No. The Home Office only considers guaranteed basic gross pay. Performance bonuses, overtime, tips, commission, stock options, and benefits-in-kind are all excluded from the calculation. If your base salary alone doesn't clear the threshold, your application will be refused regardless of total compensation.
My contract says 37.5 hours but I actually work 40. Which figure matters?
The contracted hours on your employment contract and on the Certificate of Sponsorship. The Home Office uses the figure stated in your contract and on the CoS, not your actual working hours. This is why it's critical to verify what your employer enters on the CoS before they assign it.
I'm switching employers on a pre-April 2024 visa. Do I keep transitional protection?
Yes, provided you remain in the same or similar occupation. Transitional protections apply to extensions and employer changes for CoS holders whose first assignment was before 4 April 2024. You maintain the legacy £31,300 baseline through April 2030. But your new employer must correctly code the transitional exemption on the new CoS — if they don't, the application will be assessed against the current £41,700 threshold.
Can I ask my employer to reduce my contracted hours to lower the pro-rata threshold?
In theory, yes — a lower contracted-hours figure reduces the pro-rata minimum.
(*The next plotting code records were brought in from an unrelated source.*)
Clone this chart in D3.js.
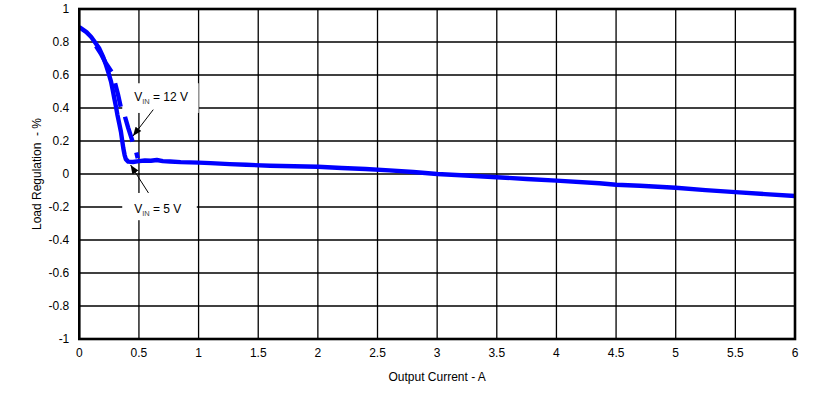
<!DOCTYPE html>
<html><head><meta charset="utf-8">
<script src="https://cdn.jsdelivr.net/npm/d3@7"></script>
<style>body{margin:0;background:#fff}svg{display:block}text{font-family:"Liberation Sans",Arial,sans-serif;fill:#000;white-space:pre}</style>
</head><body>
<script>
const xTicks = [0,0.5,1,1.5,2,2.5,3,3.5,4,4.5,5,5.5,6];
const yTicks = [-1,-0.8,-0.6,-0.4,-0.2,0,0.2,0.4,0.6,0.8,1];
const xTitle = "Output Current - A";
const yTitle = "Load Regulation  - %";
// VIN = 5 V curve: [current A, regulation %]
const vin5 = [[0,0.89],[0.03,0.875],[0.06,0.86],[0.1,0.83],[0.13,0.80],[0.168,0.76],[0.2,0.71],[0.224,0.66],[0.246,0.61],[0.266,0.56],[0.28,0.51],[0.293,0.46],[0.307,0.41],[0.32,0.357],[0.335,0.305],[0.349,0.256],[0.36,0.2],[0.369,0.156],[0.38,0.115],[0.39,0.09],[0.41,0.075],[0.45,0.073],[0.5,0.078],[0.55,0.082],[0.6,0.08],[0.65,0.085],[0.7,0.078],[0.76,0.076],[0.85,0.072],[1.0,0.069],[1.1,0.066],[1.26,0.06],[1.4,0.056],[1.6,0.05],[1.8,0.047],[2.0,0.044],[2.2,0.036],[2.4,0.03],[2.6,0.022],[2.8,0.012],[3.0,0.0],[3.2,-0.008],[3.5,-0.02],[3.75,-0.03],[4.0,-0.04],[4.36,-0.056],[4.5,-0.065],[4.7,-0.071],[5.0,-0.083],[5.25,-0.098],[5.5,-0.11],[5.75,-0.122],[6.0,-0.133]];
// VIN = 12 V curve (broken trace, null = gap)
const vin12 = [[0.14,0.775],[0.18,0.73],[0.22,0.675],[0.27,0.62],null,[0.30,0.55],[0.325,0.48],[0.347,0.408],null,[0.383,0.347],[0.41,0.28],[0.447,0.196],null,[0.478,0.13],[0.485,0.11],[0.49,0.095]];
const labels = [
  {main:"V", sub:"IN", rest:" = 12 V", tx:0.46, ty:0.44, fromX:0.62, fromY:0.39, toX:0.45, toY:0.23, box:[0.36,1.0,0.55,0.37]},
  {main:"V", sub:"IN", rest:" = 5 V", tx:0.46, ty:-0.235, fromX:0.58, fromY:-0.115, toX:0.43, toY:0.055, box:[0.36,0.985,-0.115,-0.28]}
];

const W=827,H=401, L=79.3, R=795, T=9, B=339;
const svg = d3.select("body").append("svg").attr("width",W).attr("height",H);
const x = d3.scaleLinear().domain([0,6]).range([L,R]);
const y = d3.scaleLinear().domain([-1,1]).range([B,T]);

// grid
svg.append("g").selectAll("line").data(xTicks.slice(1,-1)).join("line")
  .attr("x1",d=>x(d)).attr("x2",d=>x(d)).attr("y1",T).attr("y2",B)
  .attr("stroke","#000").attr("stroke-width",1.3);
svg.append("g").selectAll("line").data(yTicks.slice(1,-1)).join("line")
  .attr("y1",d=>y(d)).attr("y2",d=>y(d)).attr("x1",L).attr("x2",R)
  .attr("stroke","#000").attr("stroke-width",1.3);

// label white boxes
labels.forEach(l=>{
  const b=l.box;
  svg.append("rect").attr("x",x(b[0])).attr("y",y(b[2]))
    .attr("width",x(b[1])-x(b[0])).attr("height",y(b[3])-y(b[2]))
    .attr("fill","#fff");
});

// curves
const line = d3.line().defined(d=>d!==null).x(d=>x(d[0])).y(d=>y(d[1]));
svg.append("path").datum(vin5).attr("d",line).attr("fill","none")
  .attr("stroke","#0000ff").attr("stroke-width",4.4).attr("stroke-linejoin","round");
svg.append("path").datum(vin12).attr("d",line).attr("fill","none")
  .attr("stroke","#0000ff").attr("stroke-width",4.4).attr("stroke-linecap","butt");

// frame
svg.append("rect").attr("x",L).attr("y",T).attr("width",R-L).attr("height",B-T)
  .attr("fill","none").attr("stroke","#000").attr("stroke-width",2.6);

// tick labels
svg.append("g").selectAll("text").data(xTicks).join("text")
  .attr("x",d=>x(d)).attr("y",B+18).attr("text-anchor","middle").attr("font-size",12)
  .text(d=>d);
svg.append("g").selectAll("text").data(yTicks).join("text")
  .attr("x",L-10).attr("y",d=>y(d)+4).attr("text-anchor","end").attr("font-size",12)
  .text(d=>d);

// titles
svg.append("text").attr("x",(L+R)/2).attr("y",381).attr("text-anchor","middle").attr("font-size",12).text(xTitle);
svg.append("text").attr("transform",`translate(41,${(T+B)/2}) rotate(-90)`).attr("text-anchor","middle").attr("font-size",12).text(yTitle);

// annotations
const defs = svg.append("defs");
defs.append("marker").attr("id","arr").attr("viewBox","0 0 10 10").attr("refX",10).attr("refY",5)
  .attr("markerWidth",9).attr("markerHeight",9).attr("markerUnits","userSpaceOnUse").attr("orient","auto")
  .append("path").attr("d","M0,1 L10,5 L0,9 Z").attr("fill","#000");
labels.forEach(l=>{
  svg.append("line").attr("x1",x(l.fromX)).attr("y1",y(l.fromY)).attr("x2",x(l.toX)).attr("y2",y(l.toY))
    .attr("stroke","#000").attr("stroke-width",1).attr("marker-end","url(#arr)");
  const t = svg.append("text").attr("x",x(l.tx)).attr("y",y(l.ty)).attr("font-size",12);
  t.append("tspan").text(l.main);
  t.append("tspan").attr("font-size",7.5).attr("dy",3).attr("fill","#444").text(l.sub);
  t.append("tspan").attr("dy",-3).text(l.rest);
});
</script>
</body></html>
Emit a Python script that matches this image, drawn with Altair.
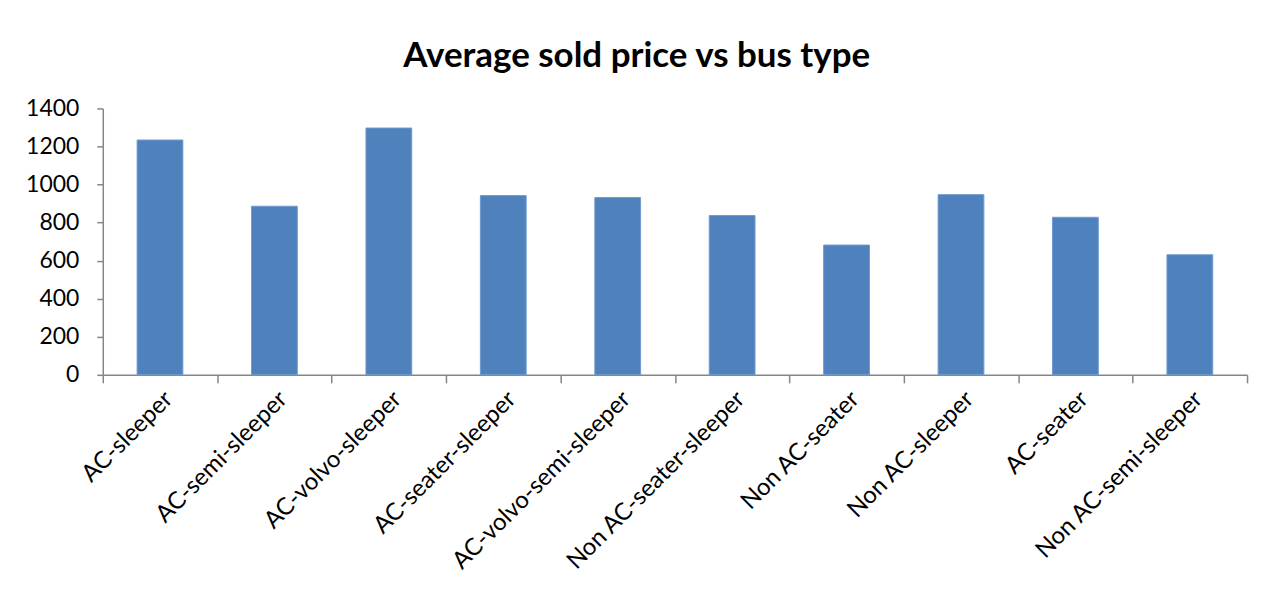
import altair as alt
import pandas as pd

bus_types = [
    "AC-sleeper", "AC-semi-sleeper", "AC-volvo-sleeper", "AC-seater-sleeper",
    "AC-volvo-semi-sleeper", "Non AC-seater-sleeper", "Non AC-seater",
    "Non AC-sleeper", "AC-seater", "Non AC-semi-sleeper",
]
avg_price = [1234, 886, 1297, 942, 932, 837, 682, 947, 828, 631]
y_ticks = [0, 200, 400, 600, 800, 1000, 1200, 1400]

df = pd.DataFrame({"bus_type": bus_types, "price": avg_price})

FONT = "Lato"

chart = (
    alt.Chart(df)
    .mark_bar(color="#4F81BD", stroke="#6F9BD0", strokeWidth=1, width=alt.RelativeBandSize(0.4))
    .encode(
        x=alt.X(
            "bus_type:N",
            sort=bus_types,
            title=None,
            scale=alt.Scale(paddingInner=0, paddingOuter=0),
            axis=alt.Axis(
                labelAngle=-45,
                labelFontSize=24,
                labelFont=FONT,
                labelColor="#000000",
                labelLimit=0,
                tickBand="extent",
                tickSize=8,
                tickColor="#868686",
                domainColor="#868686",
                domainWidth=1.5,
                tickWidth=1.5,
                labelPadding=4,
                grid=False,
            ),
        ),
        y=alt.Y(
            "price:Q",
            title=None,
            scale=alt.Scale(domain=[0, 1400], nice=False),
            axis=alt.Axis(
                values=y_ticks,
                format="d",
                labelFontSize=23,
                labelFont=FONT,
                labelColor="#000000",
                tickSize=6,
                tickColor="#868686",
                domainColor="#868686",
                domainWidth=1.5,
                tickWidth=1.5,
                labelPadding=18,
                grid=False,
            ),
        ),
    )
    .properties(
        width=1147,
        height=267,
        background="#ffffff",
        title=alt.TitleParams(
            "Average sold price vs bus type",
            font=FONT,
            fontSize=35,
            fontWeight="bold",
            color="#000000",
            anchor="middle",
            frame="bounds",
            offset=24,
        ),
        padding={"left": 17, "top": 30, "right": 20, "bottom": 10},
    )
    .configure_view(stroke="transparent", strokeWidth=0)
)

chart.save("out.html", embed_options={"renderer": "svg", "actions": False})
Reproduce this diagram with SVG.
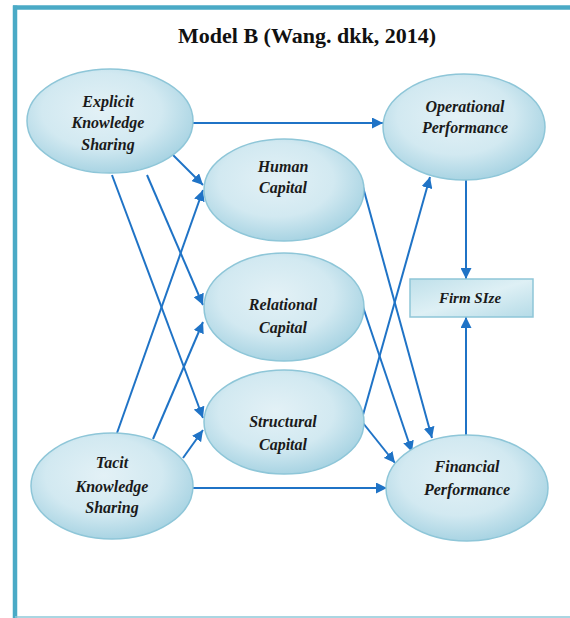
<svg xmlns="http://www.w3.org/2000/svg" width="570" height="618" viewBox="0 0 570 618">
<style>
.node ellipse{fill:url(#eg);stroke:#8ec6d8;stroke-width:1.5}
.node rect{fill:url(#rg);stroke:#8ec6d8;stroke-width:1.5}
.lbl{font-family:"Liberation Serif",serif;font-style:italic;font-weight:bold;font-size:16px;fill:#1a1a1a;text-anchor:middle}
.title{font-family:"Liberation Serif",serif;font-weight:bold;font-size:22px;fill:#111;text-anchor:middle}
.conn line{stroke:#1f73c6;stroke-width:2;marker-end:url(#ah)}
.frame{stroke:#4aaac6;fill:none}
</style>
<defs>
<radialGradient id="eg" cx="0.45" cy="0.4" r="0.6">
<stop offset="0" stop-color="#e3f1f6"/>
<stop offset="0.6" stop-color="#d2e9f1"/>
<stop offset="1" stop-color="#a9d4e3"/>
</radialGradient>
<linearGradient id="rg" x1="0" y1="0" x2="1" y2="1">
<stop offset="0" stop-color="#bfe0ea"/>
<stop offset="0.5" stop-color="#def0f5"/>
<stop offset="1" stop-color="#b5dbe7"/>
</linearGradient>
<marker id="ah" viewBox="0 0 10 10" refX="10" refY="5" markerWidth="11" markerHeight="11" markerUnits="userSpaceOnUse" orient="auto">
<path d="M0,0 L10,5 L0,10 z" fill="#1f73c6"/>
</marker>
</defs>
<rect width="570" height="618" fill="#fff"/>
<line class="frame" x1="13" y1="7.5" x2="570" y2="7.5" stroke-width="4.5"/>
<line class="frame" x1="15" y1="5.5" x2="15" y2="618" stroke-width="4.5"/>
<line x1="15" y1="617" x2="570" y2="617" stroke="#8ec8d8" stroke-width="1.5"/>
<text class="title" x="307" y="43">Model B (Wang. dkk, 2014)</text>
<g class="conn">
<line x1="193" y1="123" x2="383" y2="123"/>
<line x1="173" y1="155" x2="203" y2="185"/>
<line x1="147" y1="175" x2="203" y2="305"/>
<line x1="112" y1="175" x2="203" y2="418"/>
<line x1="117" y1="433" x2="203" y2="190"/>
<line x1="153" y1="439" x2="203" y2="322"/>
<line x1="183" y1="458" x2="203" y2="430"/>
<line x1="193" y1="488" x2="387" y2="488"/>
<line x1="363" y1="187" x2="432" y2="438"/>
<line x1="363" y1="307" x2="412" y2="452"/>
<line x1="363" y1="423" x2="395" y2="463"/>
<line x1="363" y1="415" x2="430" y2="177"/>
<line x1="466" y1="180" x2="466" y2="279"/>
<line x1="466" y1="435" x2="466" y2="317"/>
</g>
<g id="explicit" class="node">
<ellipse cx="110" cy="121" rx="83" ry="52"/>
<text class="lbl" x="108" y="107">Explicit</text>
<text class="lbl" x="108" y="128">Knowledge</text>
<text class="lbl" x="108" y="150">Sharing</text>
</g>
<g id="operational" class="node">
<ellipse cx="464" cy="127" rx="81" ry="53"/>
<text class="lbl" x="465" y="112">Operational</text>
<text class="lbl" x="465" y="133">Performance</text>
</g>
<g id="human" class="node">
<ellipse cx="284" cy="190" rx="80" ry="51"/>
<text class="lbl" x="283" y="172">Human</text>
<text class="lbl" x="283" y="193">Capital</text>
</g>
<g id="relational" class="node">
<ellipse cx="284" cy="307" rx="80" ry="54"/>
<text class="lbl" x="283" y="310">Relational</text>
<text class="lbl" x="283" y="333">Capital</text>
</g>
<g id="structural" class="node">
<ellipse cx="284" cy="422" rx="80" ry="52"/>
<text class="lbl" x="283" y="427">Structural</text>
<text class="lbl" x="283" y="450">Capital</text>
</g>
<g id="firmsize" class="node">
<rect x="410" y="279" width="123" height="38"/>
<text class="lbl" x="470" y="303" style="font-size:15px">Firm SIze</text>
</g>
<g id="tacit" class="node">
<ellipse cx="112" cy="486" rx="81" ry="53"/>
<text class="lbl" x="112" y="468">Tacit</text>
<text class="lbl" x="112" y="492">Knowledge</text>
<text class="lbl" x="112" y="513">Sharing</text>
</g>
<g id="financial" class="node">
<ellipse cx="467" cy="488" rx="81" ry="53"/>
<text class="lbl" x="467" y="472">Financial</text>
<text class="lbl" x="467" y="495">Performance</text>
</g>
</svg>
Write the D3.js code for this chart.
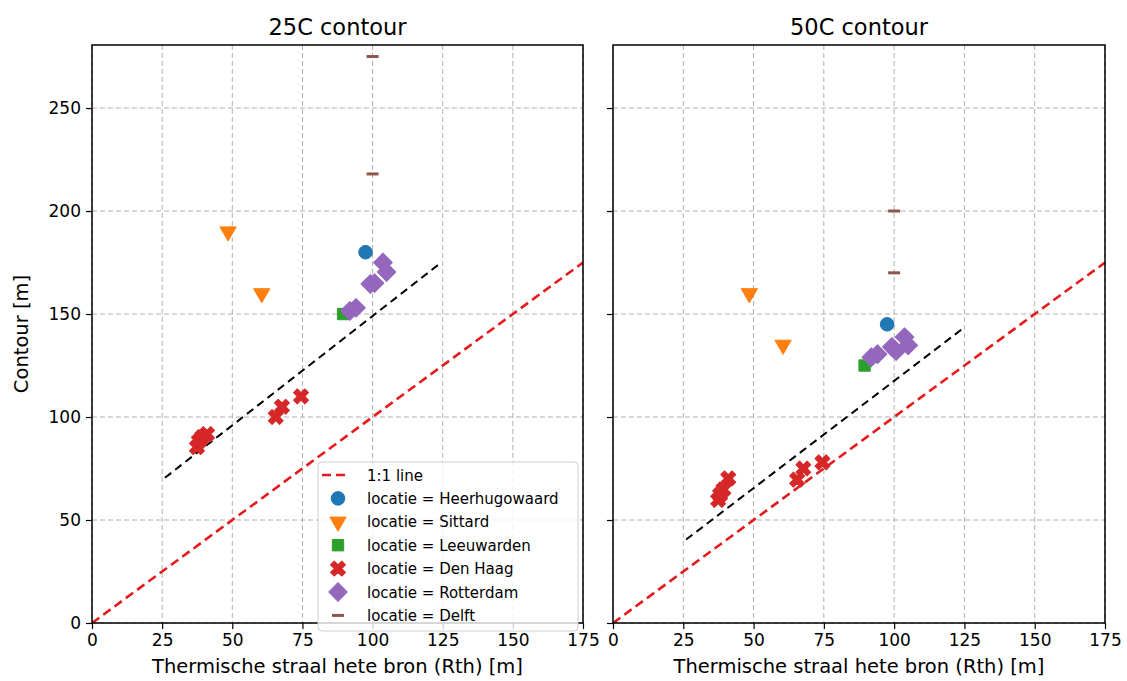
<!DOCTYPE html>
<html><head><meta charset="utf-8">
<script src="https://cdn.jsdelivr.net/npm/d3@7"></script>
<style>body{margin:0;background:#fff}svg{display:block;font-family:"DejaVu Sans",sans-serif}</style>
</head><body><svg id="c" width="1127" height="681"></svg>
<script>
const locations = ["Heerhugowaard","Sittard","Leeuwarden","Den Haag","Rotterdam","Delft"];
const colors = ["#1f77b4","#ff7f0e","#2ca02c","#d62728","#9467bd","#8c564b"];
const titles = ["25C contour","50C contour"];
const xTicks = [0,25,50,75,100,125,150,175];
const yTicks = [0,50,100,150,200,250];

const rthHHW = [97.5];
const rthSittard = [48.5, 60.5];
const rthLeeuwarden = [89.5];
const rthDenHaag = [37.4, 38.1, 39.3, 41, 65.5, 67.7, 74.5];
const rthRotterdam = [91.9, 94.1, 99.2, 100.7, 103.7, 105.0];
const rthDelft = [100, 100];

const c25HHW = [180];
const c25Sittard = [190, 160];
const c25Leeuwarden = [150];
const c25DenHaag = [85.4, 88.3, 90.3, 91.7, 100, 105, 110];
const c25Rotterdam = [151.5, 153, 164.6, 165, 175, 170.4];
const c25Delft = [275, 218];

const c50HHW = [145];
const c50Sittard = [160, 135];
const c50Leeuwarden = [125];
const c50DenHaag = [59.7, 62.3, 64.8, 70.2, 69.6, 75.0, 78.0];
const c50Rotterdam = [129, 130.5, 134, 132, 138.8, 134.8];
const c50Delft = [200, 170];

const fit25 = [[26, 70.5],[124, 174.5]];
const fit50 = [[26, 40.5],[124, 142.5]];
const oneToOne = [[0,0],[175,175]];

const rthAll = [rthHHW, rthSittard, rthLeeuwarden, rthDenHaag, rthRotterdam, rthDelft];
const panels = [
  {title: titles[0], cs: [c25HHW,c25Sittard,c25Leeuwarden,c25DenHaag,c25Rotterdam,c25Delft], fit: fit25, x0: 92, x1: 583, ylab: true, legend: true},
  {title: titles[1], cs: [c50HHW,c50Sittard,c50Leeuwarden,c50DenHaag,c50Rotterdam,c50Delft], fit: fit50, x0: 613, x1: 1105, ylab: false, legend: false}
];

const svg = d3.select("#c");
svg.append("rect").attr("width",1127).attr("height",681).attr("fill","#fff");
const yTop = 45, yBot = 623;
const y = d3.scaleLinear().domain([0, 280.6]).range([yBot, yTop]);

function marker(g, i, cx, cy) {
  const col = colors[i];
  let sym;
  if (i === 0) sym = g.append("path").attr("d", d3.symbol(d3.symbolCircle, 145)()).attr("transform",`translate(${cx},${cy})`);
  else if (i === 1) sym = g.append("path").attr("d", d3.symbol(d3.symbolTriangle, 115)()).attr("transform",`translate(${cx},${cy}) rotate(180)`);
  else if (i === 2) sym = g.append("path").attr("d", d3.symbol(d3.symbolSquare, 130)()).attr("transform",`translate(${cx},${cy})`);
  else if (i === 3) sym = g.append("path").attr("d", d3.symbol(d3.symbolCross, 140)()).attr("transform",`translate(${cx},${cy}) rotate(45)`);
  else if (i === 4) sym = g.append("path").attr("d", d3.symbol(d3.symbolSquare, 175)()).attr("transform",`translate(${cx},${cy}) rotate(45)`);
  else { g.append("line").attr("x1",cx-6).attr("x2",cx+6).attr("y1",cy).attr("y2",cy).attr("stroke",col).attr("stroke-width",3); return; }
  sym.attr("fill", col).attr("stroke", col).attr("stroke-width", 1).attr("stroke-linejoin","round");
}

panels.forEach(p => {
  const x = d3.scaleLinear().domain([0,175]).range([p.x0, p.x1]);
  const g = svg.append("g");
  const grid = g.append("g").attr("stroke","#b0b0b0").attr("stroke-width",1).attr("stroke-dasharray","5,3");
  xTicks.forEach(t => grid.append("line").attr("x1",x(t)).attr("x2",x(t)).attr("y1",yTop).attr("y2",yBot));
  yTicks.forEach(t => grid.append("line").attr("x1",p.x0).attr("x2",p.x1).attr("y1",y(t)).attr("y2",y(t)));
  const clipId = "clip"+p.x0;
  svg.append("clipPath").attr("id",clipId).append("rect").attr("x",p.x0).attr("y",yTop).attr("width",p.x1-p.x0).attr("height",yBot-yTop);
  const plot = g.append("g").attr("clip-path",`url(#${clipId})`);
  const line = d3.line().x(d=>x(d[0])).y(d=>y(d[1]));
  plot.append("path").attr("d", line(oneToOne)).attr("stroke","#e41a1c").attr("stroke-width",2.6).attr("stroke-dasharray","9,5").attr("fill","none");
  plot.append("path").attr("d", line(p.fit)).attr("stroke","#000").attr("stroke-width",2).attr("stroke-dasharray","8,5").attr("fill","none");
  p.cs.forEach((cs, i) => {
    cs.forEach((v, j) => marker(plot, i, x(rthAll[i][j]), y(v)));
  });
  const xa = g.append("g").attr("transform",`translate(0,${yBot})`).call(d3.axisBottom(x).tickValues(xTicks).tickSize(6).tickPadding(5));
  const ya = g.append("g").attr("transform",`translate(${p.x0},0)`).call(d3.axisLeft(y).tickValues(yTicks).tickSize(6).tickPadding(5).tickFormat(p.ylab ? d3.format("d") : () => ""));
  [xa, ya].forEach(a => {
    a.select(".domain").remove();
    a.selectAll("line").attr("stroke","#000").attr("stroke-width",1.2);
    a.selectAll("text").attr("fill","#000").style("font-size","17px").style("font-family","DejaVu Sans");
  });
  g.append("rect").attr("x",p.x0).attr("y",yTop).attr("width",p.x1-p.x0).attr("height",yBot-yTop).attr("fill","none").attr("stroke","#000").attr("stroke-width",1.5);
  svg.append("text").attr("x",(p.x0+p.x1)/2).attr("y",35).attr("text-anchor","middle").style("font-size","22.5px").text(p.title);
  svg.append("text").attr("x",(p.x0+p.x1)/2).attr("y",673).attr("text-anchor","middle").style("font-size","19.5px").text("Thermische straal hete bron (Rth) [m]");
  if (p.ylab) svg.append("text").attr("transform",`translate(28,${(yTop+yBot)/2}) rotate(-90)`).attr("text-anchor","middle").style("font-size","19.5px").text("Contour [m]");

  if (p.legend) {
    const lg = svg.append("g");
    lg.append("rect").attr("x",318).attr("y",462).attr("width",260).attr("height",169).attr("rx",4).attr("fill","#fff").attr("fill-opacity",0.8).attr("stroke","#d0d0d0");
    const labels = ["1:1 line"].concat(locations.map(l => "locatie = " + l));
    labels.forEach((t, k) => {
      const cy = 475 + k*23.4;
      if (k === 0) lg.append("line").attr("x1",322).attr("x2",350).attr("y1",cy).attr("y2",cy).attr("stroke","#e41a1c").attr("stroke-width",2.6).attr("stroke-dasharray","9,5");
      else marker(lg, k-1, 338, cy);
      lg.append("text").attr("x",367).attr("y",cy+5.5).style("font-size","15px").text(t);
    });
  }
});
</script></body></html>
But the Home Office also enforces a minimum hourly rate of £17.13, and the absolute floor of £33,400 applies regardless. Additionally, if the reduced hours don't reflect the genuine working arrangement, this could trigger a compliance audit. The safer approach is to negotiate a higher salary that clears the pro-rata minimum at your actual contracted hours.
How often do salary thresholds change?
The general threshold and going rates are reviewed at least annually, typically following publication of new Annual Survey of Hours and Earnings (ASHE) data. The threshold jumped from £26,200 to £38,700 in April 2024 and to £41,700 in July 2025. Going rates for individual SOC codes can change independently based on sector wage movements. Always verify against the current Appendix Skilled Occupations before applying.